■ WHAT YOU WILL DO:
Retype the stretch of lines that starts at the line containing "Rebuild this chart" and ends at the line containing "410, 300, 210]", inclusive. Do not include pictures.

■ INPUT ROWS:
★ ★ ★ ★ ★

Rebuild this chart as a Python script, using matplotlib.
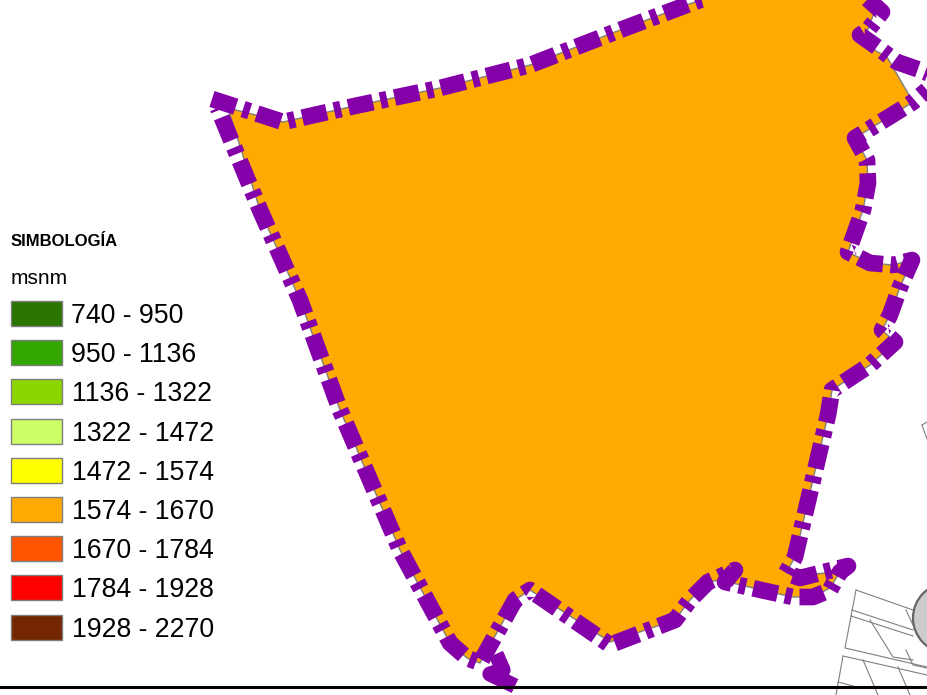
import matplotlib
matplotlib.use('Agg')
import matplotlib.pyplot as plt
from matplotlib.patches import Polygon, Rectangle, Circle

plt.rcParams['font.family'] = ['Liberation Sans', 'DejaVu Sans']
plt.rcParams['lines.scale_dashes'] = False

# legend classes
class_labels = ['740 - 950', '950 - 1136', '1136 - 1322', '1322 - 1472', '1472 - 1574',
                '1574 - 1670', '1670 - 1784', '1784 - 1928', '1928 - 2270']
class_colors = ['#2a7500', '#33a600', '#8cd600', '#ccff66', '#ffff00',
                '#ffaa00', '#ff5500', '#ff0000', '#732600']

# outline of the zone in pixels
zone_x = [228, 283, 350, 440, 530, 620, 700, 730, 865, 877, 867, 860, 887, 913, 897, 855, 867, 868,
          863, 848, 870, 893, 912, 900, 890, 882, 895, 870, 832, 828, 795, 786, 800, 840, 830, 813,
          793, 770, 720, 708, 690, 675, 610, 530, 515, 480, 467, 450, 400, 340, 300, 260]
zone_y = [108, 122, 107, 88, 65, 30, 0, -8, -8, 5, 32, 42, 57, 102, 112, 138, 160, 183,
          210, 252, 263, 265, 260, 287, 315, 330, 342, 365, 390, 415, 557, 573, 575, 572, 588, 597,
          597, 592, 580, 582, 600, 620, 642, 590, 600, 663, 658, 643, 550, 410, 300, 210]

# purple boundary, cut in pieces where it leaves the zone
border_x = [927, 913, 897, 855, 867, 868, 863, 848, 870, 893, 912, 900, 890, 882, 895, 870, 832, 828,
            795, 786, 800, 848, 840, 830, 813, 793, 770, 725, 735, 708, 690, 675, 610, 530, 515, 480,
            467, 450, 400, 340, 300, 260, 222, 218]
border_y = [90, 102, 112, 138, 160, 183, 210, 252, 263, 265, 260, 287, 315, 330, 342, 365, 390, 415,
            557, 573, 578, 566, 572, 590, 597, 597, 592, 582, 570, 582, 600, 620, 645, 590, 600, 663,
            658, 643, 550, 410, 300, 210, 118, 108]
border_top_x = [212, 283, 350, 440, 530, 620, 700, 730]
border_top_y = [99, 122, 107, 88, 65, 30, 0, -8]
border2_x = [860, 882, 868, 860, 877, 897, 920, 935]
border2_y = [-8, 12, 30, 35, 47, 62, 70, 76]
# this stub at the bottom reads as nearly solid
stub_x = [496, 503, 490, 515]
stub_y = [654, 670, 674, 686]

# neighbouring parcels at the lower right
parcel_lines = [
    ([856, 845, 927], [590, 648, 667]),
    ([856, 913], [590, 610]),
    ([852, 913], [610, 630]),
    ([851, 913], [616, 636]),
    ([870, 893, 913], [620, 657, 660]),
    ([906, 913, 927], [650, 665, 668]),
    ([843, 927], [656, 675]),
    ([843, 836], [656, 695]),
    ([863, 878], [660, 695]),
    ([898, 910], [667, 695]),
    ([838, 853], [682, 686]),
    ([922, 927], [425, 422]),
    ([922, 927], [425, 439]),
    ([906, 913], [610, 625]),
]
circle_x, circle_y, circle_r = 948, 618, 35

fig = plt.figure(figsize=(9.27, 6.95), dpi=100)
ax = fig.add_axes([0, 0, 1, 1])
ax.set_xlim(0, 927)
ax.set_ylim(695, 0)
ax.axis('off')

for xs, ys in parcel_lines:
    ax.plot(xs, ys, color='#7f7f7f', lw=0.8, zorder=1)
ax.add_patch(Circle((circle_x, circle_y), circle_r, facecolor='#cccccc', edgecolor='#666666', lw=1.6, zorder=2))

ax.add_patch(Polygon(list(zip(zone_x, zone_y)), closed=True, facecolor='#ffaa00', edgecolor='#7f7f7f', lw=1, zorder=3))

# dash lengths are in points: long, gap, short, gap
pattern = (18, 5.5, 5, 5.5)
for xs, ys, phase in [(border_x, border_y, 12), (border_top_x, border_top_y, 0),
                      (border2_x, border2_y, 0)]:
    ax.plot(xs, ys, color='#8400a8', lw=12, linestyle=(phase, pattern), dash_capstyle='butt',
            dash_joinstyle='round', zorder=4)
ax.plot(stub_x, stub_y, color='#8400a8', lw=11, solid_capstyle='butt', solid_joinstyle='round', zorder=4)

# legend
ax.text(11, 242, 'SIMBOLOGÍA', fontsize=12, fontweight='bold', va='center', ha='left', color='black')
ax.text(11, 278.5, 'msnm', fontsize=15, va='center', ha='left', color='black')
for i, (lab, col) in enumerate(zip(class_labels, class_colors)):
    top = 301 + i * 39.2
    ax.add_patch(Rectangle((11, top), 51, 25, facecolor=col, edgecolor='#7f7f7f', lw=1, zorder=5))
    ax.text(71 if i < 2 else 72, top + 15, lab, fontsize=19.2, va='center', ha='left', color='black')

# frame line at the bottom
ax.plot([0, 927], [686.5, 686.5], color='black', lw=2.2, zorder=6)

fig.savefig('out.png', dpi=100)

★ ★ ★ ★ ★

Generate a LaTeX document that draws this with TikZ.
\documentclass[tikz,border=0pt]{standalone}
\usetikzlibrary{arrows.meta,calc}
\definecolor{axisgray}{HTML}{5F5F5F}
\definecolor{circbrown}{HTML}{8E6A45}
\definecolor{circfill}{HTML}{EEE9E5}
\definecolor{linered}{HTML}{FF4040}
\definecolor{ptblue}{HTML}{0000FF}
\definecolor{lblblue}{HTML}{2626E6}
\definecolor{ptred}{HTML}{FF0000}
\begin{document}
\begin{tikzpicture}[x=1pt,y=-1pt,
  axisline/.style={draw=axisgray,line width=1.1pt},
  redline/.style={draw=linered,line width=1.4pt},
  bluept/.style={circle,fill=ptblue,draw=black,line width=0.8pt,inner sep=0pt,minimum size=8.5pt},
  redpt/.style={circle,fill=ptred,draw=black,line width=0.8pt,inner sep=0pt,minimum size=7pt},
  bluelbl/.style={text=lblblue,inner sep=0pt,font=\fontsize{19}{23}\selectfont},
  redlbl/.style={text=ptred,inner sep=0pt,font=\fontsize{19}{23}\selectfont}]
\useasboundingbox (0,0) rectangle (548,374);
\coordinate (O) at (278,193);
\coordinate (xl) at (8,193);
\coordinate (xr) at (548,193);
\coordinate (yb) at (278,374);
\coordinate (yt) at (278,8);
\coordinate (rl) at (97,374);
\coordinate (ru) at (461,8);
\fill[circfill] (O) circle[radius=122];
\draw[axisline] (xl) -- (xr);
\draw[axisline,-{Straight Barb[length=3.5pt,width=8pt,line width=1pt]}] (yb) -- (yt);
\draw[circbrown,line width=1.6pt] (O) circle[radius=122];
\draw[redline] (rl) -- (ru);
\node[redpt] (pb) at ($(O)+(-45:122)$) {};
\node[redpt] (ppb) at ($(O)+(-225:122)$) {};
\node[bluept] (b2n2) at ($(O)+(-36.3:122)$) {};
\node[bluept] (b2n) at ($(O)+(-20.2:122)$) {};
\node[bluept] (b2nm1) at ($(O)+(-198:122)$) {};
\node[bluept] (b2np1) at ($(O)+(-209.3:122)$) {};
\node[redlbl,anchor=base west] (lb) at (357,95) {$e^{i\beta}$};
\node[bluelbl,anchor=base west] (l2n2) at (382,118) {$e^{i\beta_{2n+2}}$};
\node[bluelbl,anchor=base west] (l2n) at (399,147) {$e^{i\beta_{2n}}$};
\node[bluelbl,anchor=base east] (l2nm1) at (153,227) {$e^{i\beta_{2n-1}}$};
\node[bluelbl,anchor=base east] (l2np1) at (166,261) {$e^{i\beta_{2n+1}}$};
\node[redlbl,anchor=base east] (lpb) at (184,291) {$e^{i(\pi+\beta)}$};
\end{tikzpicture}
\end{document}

★ ★ ★ ★ ★

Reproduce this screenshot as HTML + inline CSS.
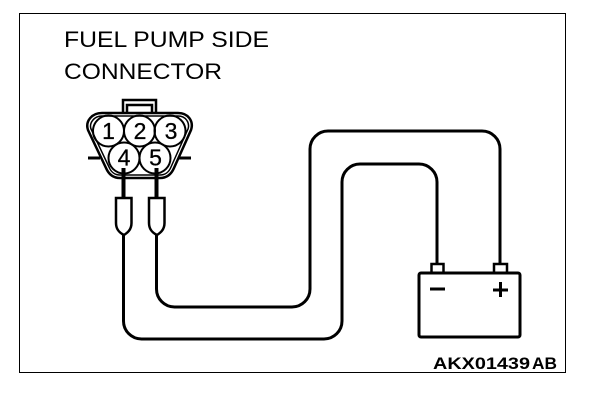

★ ★ ★ ★ ★

■ ANSWER IN FULL:
Rebuild this chart as a Python script, using matplotlib.
import matplotlib
matplotlib.use('Agg')
import matplotlib.pyplot as plt
from matplotlib.patches import Polygon, Rectangle, Circle

plt.rcParams['font.family'] = ['Liberation Sans', 'DejaVu Sans']
plt.rcParams['lines.scale_dashes'] = False

# legend classes
class_labels = ['740 - 950', '950 - 1136', '1136 - 1322', '1322 - 1472', '1472 - 1574',
                '1574 - 1670', '1670 - 1784', '1784 - 1928', '1928 - 2270']
class_colors = ['#2a7500', '#33a600', '#8cd600', '#ccff66', '#ffff00',
                '#ffaa00', '#ff5500', '#ff0000', '#732600']

# outline of the zone in pixels
zone_x = [228, 283, 350, 440, 530, 620, 700, 730, 865, 877, 867, 860, 887, 913, 897, 855, 867, 868,
          863, 848, 870, 893, 912, 900, 890, 882, 895, 870, 832, 828, 795, 786, 800, 840, 830, 813,
          793, 770, 720, 708, 690, 675, 610, 530, 515, 480, 467, 450, 400, 340, 300, 260]
zone_y = [108, 122, 107, 88, 65, 30, 0, -8, -8, 5, 32, 42, 57, 102, 112, 138, 160, 183,
          210, 252, 263, 265, 260, 287, 315, 330, 342, 365, 390, 415, 557, 573, 575, 572, 588, 597,
          597, 592, 580, 582, 600, 620, 642, 590, 600, 663, 658, 643, 550, 410, 300, 210]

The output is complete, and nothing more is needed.